IMO, there are a couple of reasons why so much data ends up in config scripts:
- Some of our flagship libraries (Phoenix and Ecto) promote it.
- Some libraries require it.
- There’s no obvious or convenient way to specify variations between different mix envs.
To be completely honest, at my company we also overuse config scripts, precisely for the reasons stated above. So for example, even though we’re aware of
if Mix.env() and how/when we can use it, if a constant varies between different envs, we usually just stuff it to config script.
I further believe that this convenience subtly creates a tendency to put even more data into config scripts. So for example, my colleague recently argued that some MFAs belong to config scripts, because they “feel” like config, even though MFA is clearly code, not config. This was for me the direct motivation to write that lengthy post about config scripts, and to actively start questioning them.
To be clear, I used them myself a lot, even though I was never quite comfortable with them, which is why I’m increasingly starting to feel that they are misleading people and causing problems much more then they actually help because:
- Config scripts are not runtime friendly, and cause confusion when used with OTP releases.
- Parameters are not consolidate anymore.

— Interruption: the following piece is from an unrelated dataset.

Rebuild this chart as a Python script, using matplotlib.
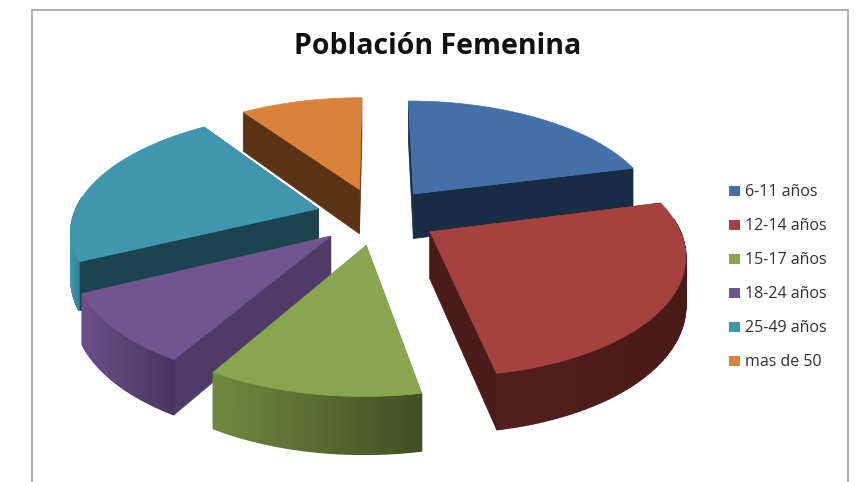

For example, endpoint parameters are now specified in at least four config files.
- A bunch of unrelated data is thrown together.
Therefore, I feel that instead of adding the additional complex machinery to address the issue number 1 (which is just one issue of config scripts), it would be much better if runtime configuration through regular code was promoted and assisted.
In particular, I’d like to see:
- Official helper macros to simplify expressing small variations between mix envs in regular code. Perhaps something along the lines of this macro, or something different/better.
mix phx.new, Ecto/Phoenix docs, Elixir docs, and official getting started guides favouring runtime configuration over config scripts.
This will not solve all the problems, but I believe it will solve most of them, and that it will guide the community to write their code and libraries in a better way.
Now, some members from Elixir and Phoenix core team have mentioned that many people were further confused when
init/2 callbacks were introduced. Personally, I don’t at all buy that this means that runtime config is confusing. The thing is that prior to
init/2 a typical Elixir project had at least four files where parameters were specified (config, dev, test, and prod.exs). And then the fifth one was added. No wonder that people found this even more confusing.
But until we guide people to provide their parameters as much as possible in the regular code, it’s unfair to say that runtime config is confusing.
I should also state that I was not a fan of
init/2 when it was proposed. Personally, I felt that endpoint and repo should just take their parameters as argument to
child_spec/1. This has issues with hot code reloading, but that’s an advanced scenario anyway. My impression is that with
init/2, Elixir/Ecto/Phoenix team decided to make the runtime configuration more complex to simplify advanced (and arguably infrequent) scenarios at the expense of more complex interface for everyone. My feeling is that this was not a good tradeoff. I suspect that the callback style interface of
init/2 also adds to the confusion people have.
In summary, I think that Elixir/Phoenix/Ecto team historically favoured config scripts way more than runtime configs in regular code, and that’s why we’re here. Perhaps, instead of adding more complex machinery to config scripts, a better way would be to assist and promote runtime configuration through regular code and plain old passing of arguments to functions. I feel that this requires much less interventions in the language and that it can take us very far, although it will admittedly take time to move the community to such style of configuration.